By Nobel Zaw 14 May 2015

RANGOON — Journalist Shwe Hmone, a reporter for Thamaga News Journal, has been threatened with charges for her participation in a public prayer for detained media workers late last year.

Shwe Hmone, 33, said Rangoon’s Kyauktada Township Police sent a letter to the journal’s chief reporter on Tuesday announcing that she is under investigation for violating Article 19 of the Peaceful Assembly Law.

Article 19, a lesser-known sister clause to the controversial Article 18, stipulates punishment of three months in prison for violating a separate provision in the legislation requiring protestors to remain within the area police have designated for a protest.

“This is nonsense,” Shwe Hmone told The Irrawaddy on Thursday, claiming that the event in question was not a protest but a group prayer held at Sule Pagoda.

To mark International Day to End Impunity for Crimes Against Journalists on Nov. 2 of last year, about 150 people gathered at the pagoda to pray for the wellbeing of journalists who had been subjected to violence and imprisonment.

The event’s organizers requested permission from local authorities, but were only permitted to gather at a sports field in Tamwe Township.

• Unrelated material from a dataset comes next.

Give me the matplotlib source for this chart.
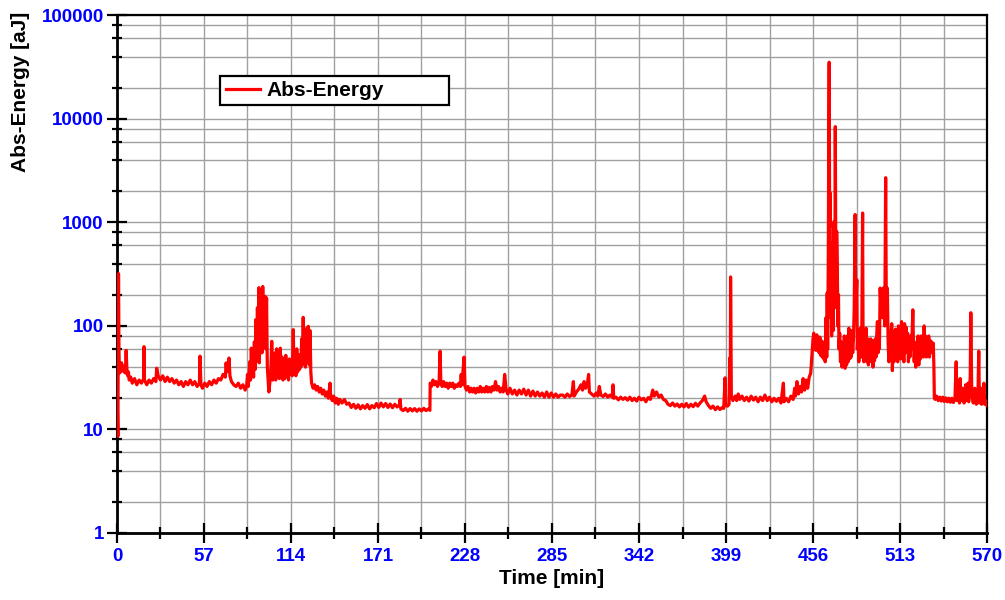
import matplotlib
matplotlib.use("Agg")
import matplotlib.pyplot as plt
from matplotlib.patches import Rectangle
from matplotlib.ticker import FixedLocator, NullFormatter

# (time [min], abs-energy [aJ]), segment by segment
start = [(0, 9), (0.3, 15), (0.6, 8.6), (1.0, 320), (1.3, 60), (1.6, 35), (2.0, 42),
         (2.5, 36), (3, 44), (3.5, 38), (4, 41), (4.5, 36), (5, 40), (5.5, 35),
         (6, 58), (6.5, 38), (7, 33), (7.5, 36), (8, 30), (9, 32), (10, 28)]

plateau1 = [(11.5, 31), (13, 27), (14.5, 30), (16, 28), (17.5, 31), (17.7, 63), (18, 30),
            (19.5, 27), (21, 30), (22.5, 28), (24, 31), (25.5, 29), (26, 39), (27, 33),
            (28.5, 30), (30, 33), (31.5, 29), (33, 32), (34.5, 29), (36, 31), (37.5, 28),
            (39, 30), (40.5, 27), (42, 29), (43.5, 26), (45, 29), (46.5, 27), (48, 30),
            (49.5, 27), (51, 29), (52.5, 26), (54, 28), (54.4, 51), (55, 27), (56, 25),
            (57.5, 28), (59, 26), (60.5, 29), (62, 27), (63.5, 30), (65, 28), (66.5, 31),
            (68, 30), (69.5, 34), (71, 32), (71.5, 44), (72, 36), (73, 40), (73.4, 49),
            (74, 33), (75, 29), (76.5, 27), (78, 26), (79.5, 28), (81, 25), (82.5, 27),
            (84, 24)]

burst1 = [(85, 27), (85.5, 34), (86, 26), (86.5, 33), (87, 45), (87.5, 30), (88, 61),
          (88.5, 35), (89, 48), (89.5, 32), (90, 70), (90.5, 38), (91, 115), (91.5, 45),
          (92, 150), (92.5, 60), (93, 234), (93.3, 44), (93.7, 120), (94.2, 70),
          (94.6, 160), (95, 55), (95.5, 240), (96, 75), (96.5, 130), (97, 193), (97.5, 60),
          (98, 186), (98.5, 40), (99, 30), (99.5, 23), (100, 27), (100.7, 35), (101.4, 71),
          (102, 30), (102.5, 45), (103, 32), (103.5, 55), (104, 30), (104.6, 60),
          (105.2, 34), (105.8, 55), (106.4, 31), (107, 61), (107.6, 33), (108.2, 50),
          (108.8, 30), (109.4, 45), (110, 31), (110.6, 52), (111.2, 33), (111.8, 44),
          (112.4, 30), (113, 48), (113.6, 34), (114.2, 40), (114.8, 33), (115.5, 92),
          (116, 35), (116.6, 50), (117.2, 33), (117.8, 60), (118.4, 36), (119, 52),
          (119.6, 38), (120, 53), (120.5, 40), (121, 75), (121.5, 42), (122, 121),
          (122.5, 45), (123, 70), (123.5, 40), (124.3, 95), (124.8, 45), (125.4, 99),
          (126, 42), (126.5, 90), (127, 36), (127.5, 28)]

decline = [(128.5, 25), (129.5, 27), (130.5, 24), (131.5, 26), (132.5, 23), (133.5, 25),
           (134.5, 22), (135.5, 24), (136.5, 21), (137.5, 23), (138.5, 20), (139.6, 28),
           (140, 21), (141, 19), (142, 21), (143, 18), (144, 20), (145, 17.5), (146, 19.5),
           (147.5, 18), (149, 19.5), (150.5, 17.5), (152, 18), (153.5, 16.3), (155, 17.5),
           (156.5, 16), (158, 17.3), (159.5, 15.8), (161, 17), (162.5, 16), (164, 17.4),
           (165.5, 15.8), (167, 17), (168.5, 16.2), (170, 17.8), (171.5, 16.3), (173, 18),
           (174.5, 16.5), (176, 17.8), (177.5, 16.3), (179, 17.6), (180.5, 16.2),
           (182, 17.5), (183.5, 16.5), (185, 17.2), (185.5, 19.5), (186, 15.8),
           (187.5, 15.2), (189, 16), (190.5, 15), (192, 15.9), (193.5, 15.1), (195, 15.9),
           (196.5, 15), (198, 15.8), (199.5, 15.1), (201, 16), (202.5, 15.2), (204, 15.8),
           (205, 15.3)]

plateau2 = [(205.2, 28), (206, 26), (207, 30), (208, 27), (209, 29), (210, 26), (211, 28),
            (211.7, 57), (212.2, 28), (213, 26), (214, 29), (215, 26), (216, 28), (217, 25),
            (218, 28), (219, 26), (220, 28), (221, 25), (222, 27), (223, 26), (224, 28),
            (225, 26), (225.5, 34), (226, 27), (227.4, 50), (228, 26), (229, 24), (230, 26),
            (231, 23), (232, 25), (233, 23), (234, 25), (235, 22.5), (236, 25), (237, 23),
            (238, 26), (239, 23), (240, 25), (241, 23), (242, 26), (243, 23), (244, 25.5),
            (245, 23), (246, 26), (247, 24), (248, 29), (249, 24), (250, 26), (251, 23),
            (252, 25), (253, 23), (254, 34), (255, 24), (256, 22), (257.5, 25), (259, 22),
            (260.5, 24), (262, 21.5), (263.5, 24), (265, 22), (266.5, 24.5), (268, 21.5),
            (269.5, 24), (271, 21), (272.5, 23.5), (274, 21), (275.5, 23), (277, 21),
            (278.5, 22.5), (280, 20.5), (281.5, 23), (283, 20.5), (284.5, 22.5), (286, 20.5),
            (287.5, 22), (289, 20.5), (290.5, 21.5)]

plateau3 = [(292, 21.5), (293.5, 20.5), (295, 22), (296.5, 20.8), (298, 21.5), (299, 29),
            (299.5, 21), (301, 23), (302.5, 24.5), (304, 27), (305, 24), (306, 29),
            (307, 25), (308, 26.5), (309, 34), (309.5, 23), (311, 22), (312.5, 21),
            (314, 22.5), (315, 21), (316, 26), (317, 21.5), (318.5, 20.8), (320, 22),
            (321.5, 20.5), (323, 21.5), (324.5, 20.5), (325, 27), (325.5, 20), (327, 20.5),
            (328.5, 19.3), (330, 20.5), (331.5, 19.5), (333, 20.3), (334.5, 19.2),
            (336, 20.5), (337.5, 19), (339, 20), (340.5, 18.8), (342, 20.5), (343.5, 19.3),
            (345, 20), (346.5, 18.5), (348, 20.3), (349.5, 19.5), (351, 24), (352, 21),
            (353.5, 23), (355, 20.5), (356.5, 21.5), (358, 19.5), (359.5, 19), (361, 17.5),
            (362.5, 17), (364, 18), (365.5, 16.8), (367, 17.6), (368.5, 16.5), (370, 17.5),
            (371.5, 16.5), (373, 17.8), (374.5, 16.4), (376, 17.5), (377.5, 16.6),
            (379, 17.9), (380.5, 16.8), (382, 18), (383.5, 19), (385, 21), (386, 18.5),
            (387.5, 17), (389, 16), (390.5, 16.8), (392, 15.5), (393.5, 16.5), (395, 15.6),
            (396.5, 16.3), (397.5, 16), (398.4, 31.5), (398.8, 17), (400, 16.8), (401, 17.5),
            (401.5, 49), (401.8, 22), (402, 297), (402.5, 21), (403.5, 19), (405, 21),
            (406, 19), (407, 22), (408, 19.5), (409.5, 21), (411, 19), (412.5, 20.5),
            (414, 18.8), (415.5, 21), (417, 19.2), (418.5, 20.5), (420, 18.5), (421.5, 20.5),
            (423, 19), (424.5, 21.5), (426, 19), (427.5, 20.5), (429, 18.5), (430.5, 20),
            (432, 18.7), (433.5, 20), (435, 18), (436.6, 28), (437, 18.5), (438.5, 20),
            (440, 18.5), (441.5, 21), (443, 19.5), (444, 25), (444.5, 21), (445.5, 29),
            (446.5, 22), (447.5, 26), (448.5, 23), (449.5, 31), (450.5, 24), (451.5, 30),
            (452.5, 25), (453.5, 32), (454.5, 35), (455, 45), (455.5, 60), (456, 75)]

burst2 = [(456.5, 85), (457, 60), (457.5, 80), (458, 58), (458.5, 82), (459, 60),
          (459.5, 75), (460, 55), (460.5, 78), (461, 52), (461.5, 72), (462, 50),
          (462.5, 70), (463, 48), (463.5, 65), (464, 45), (464.5, 120), (465, 50),
          (465.3, 208), (465.6, 60), (466, 400), (466.3, 5400), (466.6, 35200),
          (466.9, 900), (467.2, 1930), (467.5, 120), (467.8, 300), (468.2, 80),
          (468.5, 633), (468.8, 150), (469.2, 90), (469.5, 400), (469.8, 1020),
          (470.1, 200), (470.4, 500), (470.6, 8400), (470.9, 600), (471.2, 150),
          (471.5, 815), (471.9, 400), (472.3, 100), (472.7, 200), (473, 60), (473.5, 85),
          (474, 45), (474.5, 70), (475, 40), (475.5, 60), (476, 42), (476.5, 80), (477, 39),
          (477.5, 65), (478, 42), (478.5, 80), (479, 45), (479.5, 95), (480, 48),
          (480.5, 70), (481, 50), (481.5, 90), (482, 55), (482.5, 75), (483, 150),
          (483.6, 1190), (484, 120), (484.7, 279), (485, 60), (485.5, 80), (486, 45),
          (486.5, 70), (487, 95), (487.5, 50), (488, 100), (488.5, 1230), (488.8, 70),
          (489.3, 45), (489.8, 85), (490.3, 50), (490.8, 95), (491.3, 45), (491.8, 75),
          (492.3, 42), (492.8, 70), (493.3, 48), (493.8, 75), (494.3, 45), (494.8, 72),
          (495.3, 40), (495.8, 68), (496.3, 46), (496.8, 75), (497.3, 50), (497.8, 85),
          (498.2, 110), (498.6, 55), (499, 80), (499.5, 60), (500, 232), (500.5, 150),
          (501, 220), (501.5, 120), (502, 232), (502.6, 200), (503, 100), (503.6, 2700),
          (504, 180), (504.7, 232), (505.2, 70), (505.7, 45), (506.2, 80), (506.7, 50),
          (507.2, 90), (507.6, 105), (508, 37), (508.5, 75), (509, 45), (509.5, 85),
          (510, 93), (510.5, 50), (511, 80), (511.5, 45), (512, 100), (512.5, 55),
          (513, 85), (513.5, 48), (514, 110), (514.5, 52), (515, 90), (515.5, 45),
          (516, 105), (516.5, 55), (517, 97), (517.5, 60), (518, 85), (518.5, 45),
          (519, 75), (519.5, 50), (520, 80), (520.5, 60), (521, 90), (521.4, 143),
          (521.8, 70), (522.3, 45), (522.8, 65), (523.3, 40), (523.8, 70), (524.3, 50),
          (524.8, 80), (525.3, 42), (525.8, 75), (526.3, 48), (526.8, 80), (527.3, 55),
          (527.8, 70), (528.3, 50), (528.8, 100), (529.3, 55), (529.8, 80), (530.3, 50),
          (530.8, 75), (531.3, 55), (531.8, 80), (532.3, 50), (532.8, 72), (533.3, 55),
          (533.8, 70), (534.3, 60), (534.8, 68), (535.2, 40), (535.5, 20)]

tail = [(536, 19.5), (537, 21), (538, 19), (539, 20.5), (540, 18.8), (541, 20.5),
        (542, 18.6), (543, 20.2), (544, 18.5), (545, 20), (546, 18.3), (547, 20),
        (548, 18.2), (549, 20), (549.8, 45), (550.3, 19), (551, 22), (552, 18),
        (552.4, 31), (553, 19), (554, 25), (555, 18), (556, 27), (556.5, 19), (557.5, 28),
        (558, 18.5), (559, 32), (559.4, 134), (560, 22), (561, 18), (562, 25), (563, 17.5),
        (564, 20), (564.6, 57), (565, 18), (566, 25), (566.5, 17.5), (567.5, 21), (568, 28),
        (568.5, 17.5), (569, 19), (570, 17)]

segments = [start, plateau1, burst1, decline, plateau2, plateau3, burst2, tail]

x_ticks = [0, 57, 114, 171, 228, 285, 342, 399, 456, 513, 570]
x_minor = [28.5, 85.5, 142.5, 199.5, 256.5, 313.5, 370.5, 427.5, 484.5, 541.5]
y_ticks = [1, 10, 100, 1000, 10000, 100000]
y_labels = ["1", "10", "100", "1000", "10000", "100000"]

points = [p for seg in segments for p in seg]
time = [p[0] for p in points]
energy = [p[1] for p in points]

plt.rcParams["font.family"] = ["Liberation Sans", "DejaVu Sans"]
plt.rcParams["font.weight"] = "bold"

fig = plt.figure(figsize=(10.05, 6.0), dpi=100)
ax = fig.add_axes([0.1164, 0.1117, 0.8657, 0.8628])

ax.plot(time, energy, color="#ff0000", lw=2.3, label="Abs-Energy", zorder=3)

ax.set_yscale("log")
ax.set_xlim(0, 570)
ax.set_ylim(1, 100000)

ax.set_xticks(x_ticks)
ax.set_xticklabels([str(v) for v in x_ticks])
ax.xaxis.set_minor_locator(FixedLocator(x_minor))
ax.set_yticks(y_ticks)
ax.set_yticklabels(y_labels)
y_minor = [m * 10 ** d for d in range(5) for m in (2, 4, 6, 8)]
ax.yaxis.set_minor_locator(FixedLocator(y_minor))
ax.yaxis.set_minor_formatter(NullFormatter())

ax.grid(True, which="both", color="#a0a0a0", lw=1.0)
ax.set_axisbelow(True)

ax.tick_params(axis="both", which="major", direction="inout", length=15, width=1.6,
               labelsize=13.5, labelcolor="#0000ff", color="black")
ax.tick_params(axis="x", which="minor", direction="inout", length=8.5, width=1.6)
ax.tick_params(axis="y", which="minor", direction="inout", length=7.5, width=1.6)
ax.tick_params(axis="x", which="major", pad=3)
ax.tick_params(axis="y", which="major", pad=2)
for lab in ax.get_xticklabels() + ax.get_yticklabels():
    lab.set_fontweight("bold")

for side in ["left", "bottom"]:
    ax.spines[side].set_linewidth(2.0)
for side in ["top", "right"]:
    ax.spines[side].set_linewidth(1.6)

ax.set_xlabel("Time [min]", fontsize=15, fontweight="bold", labelpad=3)
fig.text(20 / 1005, 1 - 92 / 600, "Abs-Energy [aJ]", rotation=90, ha="center",
         va="center", fontsize=15, fontweight="bold")

# legend: text/line from matplotlib, box drawn wider like the original
ax.add_patch(Rectangle((0.1184, 0.8268), 0.2632, 0.056, transform=ax.transAxes,
                       facecolor="white", edgecolor="black", lw=1.6, zorder=4))
leg = ax.legend(loc="center left", bbox_to_anchor=(0.1184, 0.8548), frameon=False,
                fontsize=15, handlelength=1.6, handletextpad=0.35, borderaxespad=0,
                borderpad=0.3)
leg.set_zorder(5)
for txt in leg.get_texts():
    txt.set_fontweight("bold")

fig.savefig("out.png", dpi=100, facecolor="white")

“We didn’t protest,” Shwe Hmone said, “we just wanted to pray. We can’t really do that at the monument, so we requested that they let us do it near Sule Pagoda. But they were seriously against it.”

Kyauktada Police declined to comment on the case against Shwe Hmone, though in November last year the township’s Police Col. Win Tin told The Irrawaddy that about 20 people could face Article 19 charges for their participation in the event.

While Burma’s journalists have enjoyed some new freedoms in the years since the country began its transition from military to quasi-civilian rule in 2011, many have suggested that the government is backsliding.

Pre-publication censorship was abolished in late 2012, though lawsuits against journalists and government warnings about certain content have arguably had a chilling effect on the fourth estate.

At least 20 journalists were arrested in Burma since 2013, including one who was killed in the custody of the Burma Army. Twelve are currently serving prison sentences, among them five media workers sentenced to seven years with hard labor for violating a colonial-era state secrecy law.

A violent crackdown on student demonstrators in Letpadan, Pegu Division, earlier this year ended with more than 120 arrests, two of them journalists who were released after two weeks in jail without charge. During the crackdown, police were seen indiscriminately assaulting students, monks, bystanders and reporters at the scene.

Shwe Hmone said the pending charge against her indicates that the government could be targeting journalists as well as activists.

“I think it’s obvious that the government has a grudge against us,” she said. “Some journalists have been sentenced to many years already, which made 2014 the most troublesome year the media.”